Exercise prompt: The records below must be copied in full; omit the images.

[Code that draws figures]
'''
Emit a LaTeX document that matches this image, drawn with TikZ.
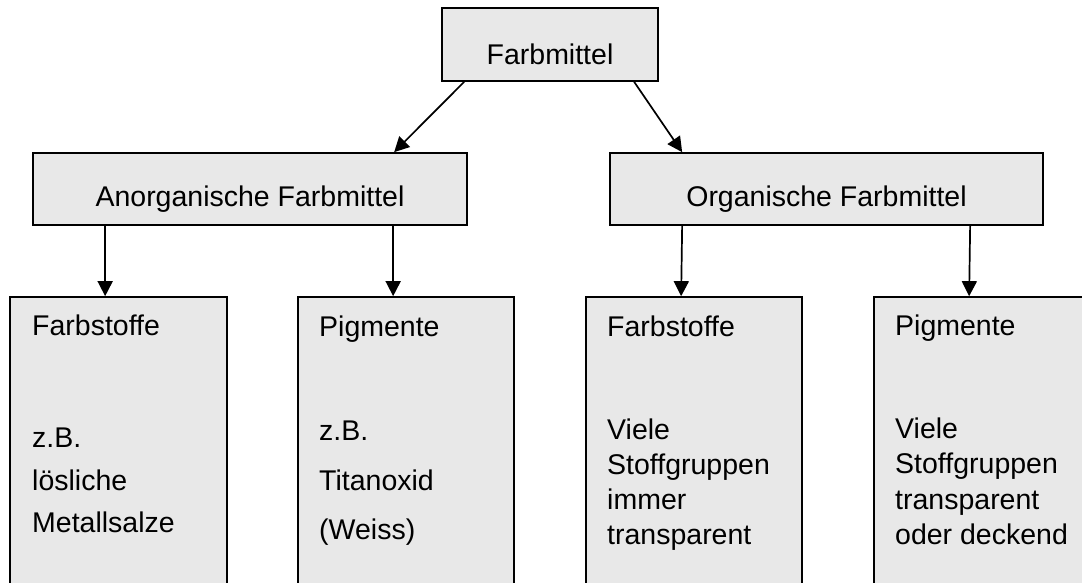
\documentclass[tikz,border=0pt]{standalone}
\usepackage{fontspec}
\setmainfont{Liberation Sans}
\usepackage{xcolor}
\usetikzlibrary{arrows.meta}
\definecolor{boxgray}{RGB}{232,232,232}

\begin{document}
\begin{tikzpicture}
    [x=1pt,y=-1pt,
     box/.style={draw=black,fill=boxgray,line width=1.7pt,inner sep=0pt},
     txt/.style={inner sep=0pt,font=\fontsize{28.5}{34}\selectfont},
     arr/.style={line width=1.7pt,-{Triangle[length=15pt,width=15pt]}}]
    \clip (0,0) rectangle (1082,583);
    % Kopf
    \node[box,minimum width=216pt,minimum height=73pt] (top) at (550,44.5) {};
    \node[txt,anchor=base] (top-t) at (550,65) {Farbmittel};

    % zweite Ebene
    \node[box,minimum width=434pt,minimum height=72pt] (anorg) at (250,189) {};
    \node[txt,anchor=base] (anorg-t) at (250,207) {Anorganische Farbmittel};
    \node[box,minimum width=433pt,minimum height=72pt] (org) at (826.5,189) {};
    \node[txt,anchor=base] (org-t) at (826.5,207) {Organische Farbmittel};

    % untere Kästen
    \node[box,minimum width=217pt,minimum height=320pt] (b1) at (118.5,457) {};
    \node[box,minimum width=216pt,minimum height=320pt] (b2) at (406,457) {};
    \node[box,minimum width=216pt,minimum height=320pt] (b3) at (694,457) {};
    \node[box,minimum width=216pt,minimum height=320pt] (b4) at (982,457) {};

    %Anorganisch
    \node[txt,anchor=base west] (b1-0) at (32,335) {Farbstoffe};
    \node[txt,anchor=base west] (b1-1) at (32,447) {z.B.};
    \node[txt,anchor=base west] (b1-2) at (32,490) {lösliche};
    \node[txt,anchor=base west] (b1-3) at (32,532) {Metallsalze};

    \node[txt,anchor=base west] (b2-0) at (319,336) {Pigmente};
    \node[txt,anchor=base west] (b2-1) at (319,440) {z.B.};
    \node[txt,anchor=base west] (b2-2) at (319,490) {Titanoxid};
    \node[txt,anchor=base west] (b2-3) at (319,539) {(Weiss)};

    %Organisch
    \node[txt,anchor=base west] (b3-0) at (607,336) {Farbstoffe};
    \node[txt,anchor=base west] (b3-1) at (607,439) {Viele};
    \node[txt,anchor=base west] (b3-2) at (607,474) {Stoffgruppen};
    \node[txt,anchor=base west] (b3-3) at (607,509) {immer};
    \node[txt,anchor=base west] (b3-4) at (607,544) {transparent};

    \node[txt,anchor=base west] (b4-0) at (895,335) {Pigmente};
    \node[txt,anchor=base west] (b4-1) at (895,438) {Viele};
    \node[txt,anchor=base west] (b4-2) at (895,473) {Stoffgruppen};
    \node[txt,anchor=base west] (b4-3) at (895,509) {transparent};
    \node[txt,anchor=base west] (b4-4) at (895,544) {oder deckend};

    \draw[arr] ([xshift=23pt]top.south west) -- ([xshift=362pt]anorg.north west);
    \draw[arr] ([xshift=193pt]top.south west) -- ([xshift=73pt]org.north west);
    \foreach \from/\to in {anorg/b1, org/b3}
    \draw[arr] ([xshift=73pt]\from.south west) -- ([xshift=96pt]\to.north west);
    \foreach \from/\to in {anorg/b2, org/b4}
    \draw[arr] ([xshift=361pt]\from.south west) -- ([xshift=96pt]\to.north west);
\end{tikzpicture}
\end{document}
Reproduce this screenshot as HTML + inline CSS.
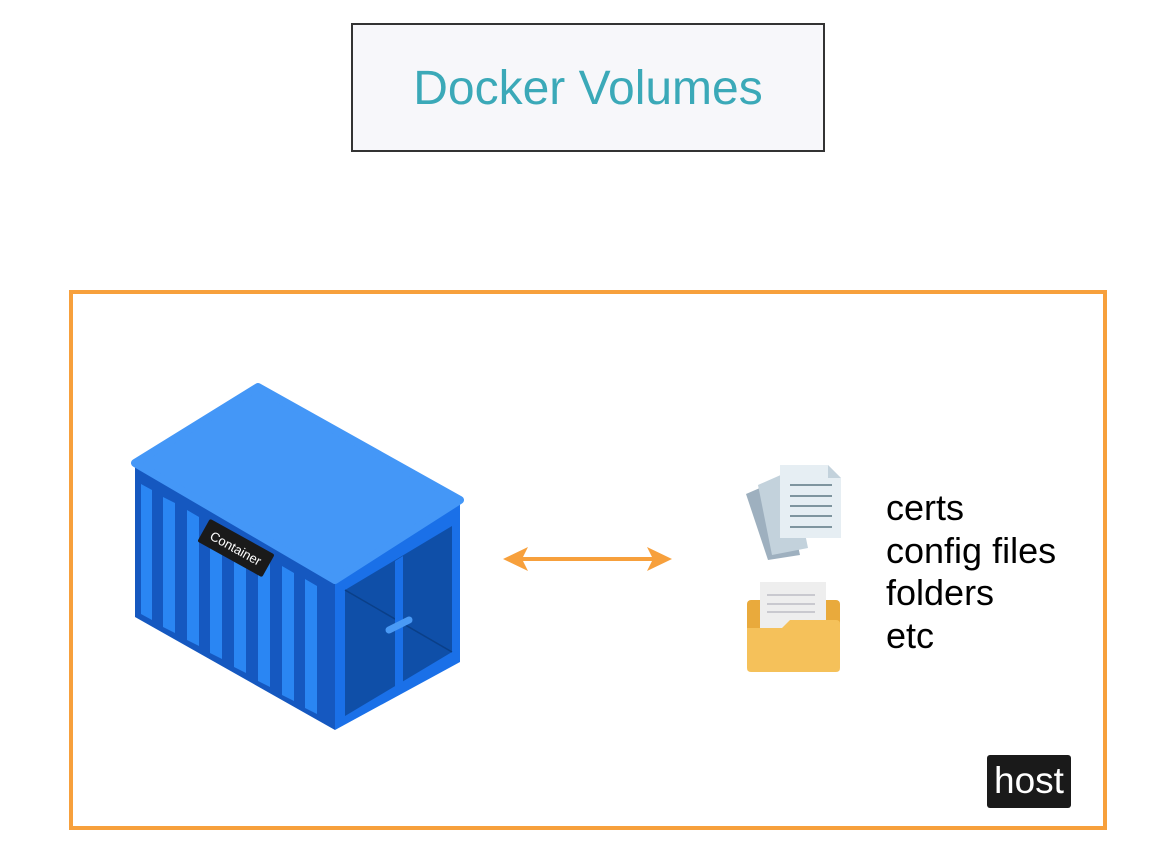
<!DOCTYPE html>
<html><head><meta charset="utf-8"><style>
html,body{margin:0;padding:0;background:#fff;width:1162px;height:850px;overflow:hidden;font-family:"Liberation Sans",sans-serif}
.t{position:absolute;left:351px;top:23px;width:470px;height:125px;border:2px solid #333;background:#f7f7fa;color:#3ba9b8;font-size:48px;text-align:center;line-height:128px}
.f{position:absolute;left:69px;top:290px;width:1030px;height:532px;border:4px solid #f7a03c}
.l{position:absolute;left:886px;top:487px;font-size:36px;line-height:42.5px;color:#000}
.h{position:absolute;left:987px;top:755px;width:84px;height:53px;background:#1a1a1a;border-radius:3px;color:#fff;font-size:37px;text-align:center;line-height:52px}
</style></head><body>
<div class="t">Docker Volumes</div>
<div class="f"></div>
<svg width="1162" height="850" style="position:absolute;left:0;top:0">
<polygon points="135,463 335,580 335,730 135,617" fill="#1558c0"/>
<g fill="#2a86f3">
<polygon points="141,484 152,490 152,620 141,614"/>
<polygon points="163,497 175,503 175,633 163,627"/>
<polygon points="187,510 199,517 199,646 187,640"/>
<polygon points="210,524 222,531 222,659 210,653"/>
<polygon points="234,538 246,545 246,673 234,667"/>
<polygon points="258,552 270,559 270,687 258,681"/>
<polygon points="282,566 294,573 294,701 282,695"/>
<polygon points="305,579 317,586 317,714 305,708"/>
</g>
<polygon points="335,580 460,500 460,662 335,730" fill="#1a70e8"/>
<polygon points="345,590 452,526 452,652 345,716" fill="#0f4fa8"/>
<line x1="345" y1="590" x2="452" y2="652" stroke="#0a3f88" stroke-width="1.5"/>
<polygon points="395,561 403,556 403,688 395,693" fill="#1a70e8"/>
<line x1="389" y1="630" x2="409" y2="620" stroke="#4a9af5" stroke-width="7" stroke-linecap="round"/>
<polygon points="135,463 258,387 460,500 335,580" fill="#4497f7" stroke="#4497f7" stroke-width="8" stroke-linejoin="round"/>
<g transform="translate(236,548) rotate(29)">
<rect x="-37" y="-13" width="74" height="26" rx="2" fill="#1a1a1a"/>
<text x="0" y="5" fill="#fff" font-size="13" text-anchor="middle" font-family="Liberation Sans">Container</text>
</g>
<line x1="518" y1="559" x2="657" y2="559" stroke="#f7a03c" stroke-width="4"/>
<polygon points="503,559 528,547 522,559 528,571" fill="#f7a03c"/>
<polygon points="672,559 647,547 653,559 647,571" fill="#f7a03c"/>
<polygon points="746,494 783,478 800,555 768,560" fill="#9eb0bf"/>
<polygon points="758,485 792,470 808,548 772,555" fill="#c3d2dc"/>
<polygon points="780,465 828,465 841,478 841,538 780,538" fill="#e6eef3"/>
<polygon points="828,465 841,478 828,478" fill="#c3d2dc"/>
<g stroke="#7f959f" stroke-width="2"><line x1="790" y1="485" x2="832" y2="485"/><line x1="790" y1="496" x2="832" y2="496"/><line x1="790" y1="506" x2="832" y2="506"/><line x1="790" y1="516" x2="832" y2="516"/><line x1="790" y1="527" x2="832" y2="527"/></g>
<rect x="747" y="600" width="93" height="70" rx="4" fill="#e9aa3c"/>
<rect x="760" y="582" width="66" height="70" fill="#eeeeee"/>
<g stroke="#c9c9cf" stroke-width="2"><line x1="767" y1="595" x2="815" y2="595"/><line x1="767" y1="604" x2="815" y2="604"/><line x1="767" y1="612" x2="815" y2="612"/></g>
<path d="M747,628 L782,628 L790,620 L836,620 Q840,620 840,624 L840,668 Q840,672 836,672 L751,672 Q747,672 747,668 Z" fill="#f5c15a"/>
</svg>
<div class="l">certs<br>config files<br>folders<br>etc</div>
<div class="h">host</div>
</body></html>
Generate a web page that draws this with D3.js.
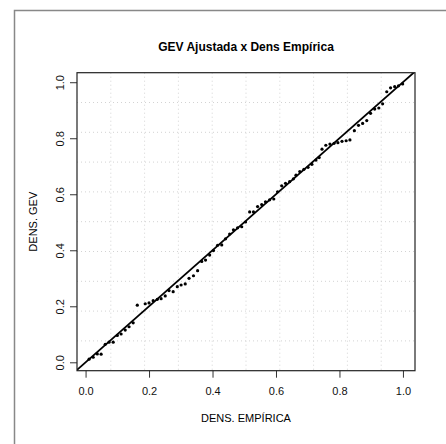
'''
Answer to the exercise:
Emit a LaTeX document that matches this image, drawn with TikZ.
\documentclass[tikz,border=0pt]{standalone}
\usepackage{fontspec}
\setmainfont{Liberation Sans}
\usepackage{xcolor}
\usetikzlibrary{arrows.meta}
\definecolor{boxgray}{RGB}{232,232,232}

\begin{document}
\begin{tikzpicture}
    [x=1pt,y=-1pt,
     box/.style={draw=black,fill=boxgray,line width=1.7pt,inner sep=0pt},
     txt/.style={inner sep=0pt,font=\fontsize{28.5}{34}\selectfont},
     arr/.style={line width=1.7pt,-{Triangle[length=15pt,width=15pt]}}]
    \clip (0,0) rectangle (1082,583);
    % Kopf
    \node[box,minimum width=216pt,minimum height=73pt] (top) at (550,44.5) {};
    \node[txt,anchor=base] (top-t) at (550,65) {Farbmittel};

    % zweite Ebene
    \node[box,minimum width=434pt,minimum height=72pt] (anorg) at (250,189) {};
    \node[txt,anchor=base] (anorg-t) at (250,207) {Anorganische Farbmittel};
    \node[box,minimum width=433pt,minimum height=72pt] (org) at (826.5,189) {};
    \node[txt,anchor=base] (org-t) at (826.5,207) {Organische Farbmittel};

    % untere Kästen
    \node[box,minimum width=217pt,minimum height=320pt] (b1) at (118.5,457) {};
    \node[box,minimum width=216pt,minimum height=320pt] (b2) at (406,457) {};
    \node[box,minimum width=216pt,minimum height=320pt] (b3) at (694,457) {};
    \node[box,minimum width=216pt,minimum height=320pt] (b4) at (982,457) {};

    %Anorganisch
    \node[txt,anchor=base west] (b1-0) at (32,335) {Farbstoffe};
    \node[txt,anchor=base west] (b1-1) at (32,447) {z.B.};
    \node[txt,anchor=base west] (b1-2) at (32,490) {lösliche};
    \node[txt,anchor=base west] (b1-3) at (32,532) {Metallsalze};

    \node[txt,anchor=base west] (b2-0) at (319,336) {Pigmente};
    \node[txt,anchor=base west] (b2-1) at (319,440) {z.B.};
    \node[txt,anchor=base west] (b2-2) at (319,490) {Titanoxid};
    \node[txt,anchor=base west] (b2-3) at (319,539) {(Weiss)};

    %Organisch
    \node[txt,anchor=base west] (b3-0) at (607,336) {Farbstoffe};
    \node[txt,anchor=base west] (b3-1) at (607,439) {Viele};
    \node[txt,anchor=base west] (b3-2) at (607,474) {Stoffgruppen};
    \node[txt,anchor=base west] (b3-3) at (607,509) {immer};
    \node[txt,anchor=base west] (b3-4) at (607,544) {transparent};

    \node[txt,anchor=base west] (b4-0) at (895,335) {Pigmente};
    \node[txt,anchor=base west] (b4-1) at (895,438) {Viele};
    \node[txt,anchor=base west] (b4-2) at (895,473) {Stoffgruppen};
    \node[txt,anchor=base west] (b4-3) at (895,509) {transparent};
    \node[txt,anchor=base west] (b4-4) at (895,544) {oder deckend};

    \draw[arr] ([xshift=23pt]top.south west) -- ([xshift=362pt]anorg.north west);
    \draw[arr] ([xshift=193pt]top.south west) -- ([xshift=73pt]org.north west);
    \foreach \from/\to in {anorg/b1, org/b3}
    \draw[arr] ([xshift=73pt]\from.south west) -- ([xshift=96pt]\to.north west);
    \foreach \from/\to in {anorg/b2, org/b4}
    \draw[arr] ([xshift=361pt]\from.south west) -- ([xshift=96pt]\to.north west);
\end{tikzpicture}
\end{document}
Reproduce this screenshot as HTML + inline CSS.
<!DOCTYPE html>
<html><head><meta charset="utf-8"><style>
html,body{margin:0;padding:0;background:#fff;width:1162px;height:850px;overflow:hidden;font-family:"Liberation Sans",sans-serif}
.t{position:absolute;left:351px;top:23px;width:470px;height:125px;border:2px solid #333;background:#f7f7fa;color:#3ba9b8;font-size:48px;text-align:center;line-height:128px}
.f{position:absolute;left:69px;top:290px;width:1030px;height:532px;border:4px solid #f7a03c}
.l{position:absolute;left:886px;top:487px;font-size:36px;line-height:42.5px;color:#000}
.h{position:absolute;left:987px;top:755px;width:84px;height:53px;background:#1a1a1a;border-radius:3px;color:#fff;font-size:37px;text-align:center;line-height:52px}
</style></head><body>
<div class="t">Docker Volumes</div>
<div class="f"></div>
<svg width="1162" height="850" style="position:absolute;left:0;top:0">
<polygon points="135,463 335,580 335,730 135,617" fill="#1558c0"/>
<g fill="#2a86f3">
<polygon points="141,484 152,490 152,620 141,614"/>
<polygon points="163,497 175,503 175,633 163,627"/>
<polygon points="187,510 199,517 199,646 187,640"/>
<polygon points="210,524 222,531 222,659 210,653"/>
<polygon points="234,538 246,545 246,673 234,667"/>
<polygon points="258,552 270,559 270,687 258,681"/>
<polygon points="282,566 294,573 294,701 282,695"/>
<polygon points="305,579 317,586 317,714 305,708"/>
</g>
<polygon points="335,580 460,500 460,662 335,730" fill="#1a70e8"/>
<polygon points="345,590 452,526 452,652 345,716" fill="#0f4fa8"/>
<line x1="345" y1="590" x2="452" y2="652" stroke="#0a3f88" stroke-width="1.5"/>
<polygon points="395,561 403,556 403,688 395,693" fill="#1a70e8"/>
<line x1="389" y1="630" x2="409" y2="620" stroke="#4a9af5" stroke-width="7" stroke-linecap="round"/>
<polygon points="135,463 258,387 460,500 335,580" fill="#4497f7" stroke="#4497f7" stroke-width="8" stroke-linejoin="round"/>
<g transform="translate(236,548) rotate(29)">
<rect x="-37" y="-13" width="74" height="26" rx="2" fill="#1a1a1a"/>
<text x="0" y="5" fill="#fff" font-size="13" text-anchor="middle" font-family="Liberation Sans">Container</text>
</g>
<line x1="518" y1="559" x2="657" y2="559" stroke="#f7a03c" stroke-width="4"/>
<polygon points="503,559 528,547 522,559 528,571" fill="#f7a03c"/>
<polygon points="672,559 647,547 653,559 647,571" fill="#f7a03c"/>
<polygon points="746,494 783,478 800,555 768,560" fill="#9eb0bf"/>
<polygon points="758,485 792,470 808,548 772,555" fill="#c3d2dc"/>
<polygon points="780,465 828,465 841,478 841,538 780,538" fill="#e6eef3"/>
<polygon points="828,465 841,478 828,478" fill="#c3d2dc"/>
<g stroke="#7f959f" stroke-width="2"><line x1="790" y1="485" x2="832" y2="485"/><line x1="790" y1="496" x2="832" y2="496"/><line x1="790" y1="506" x2="832" y2="506"/><line x1="790" y1="516" x2="832" y2="516"/><line x1="790" y1="527" x2="832" y2="527"/></g>
<rect x="747" y="600" width="93" height="70" rx="4" fill="#e9aa3c"/>
<rect x="760" y="582" width="66" height="70" fill="#eeeeee"/>
<g stroke="#c9c9cf" stroke-width="2"><line x1="767" y1="595" x2="815" y2="595"/><line x1="767" y1="604" x2="815" y2="604"/><line x1="767" y1="612" x2="815" y2="612"/></g>
<path d="M747,628 L782,628 L790,620 L836,620 Q840,620 840,624 L840,668 Q840,672 836,672 L751,672 Q747,672 747,668 Z" fill="#f5c15a"/>
</svg>
<div class="l">certs<br>config files<br>folders<br>etc</div>
<div class="h">host</div>
</body></html>
Generate a web page that draws this with D3.js.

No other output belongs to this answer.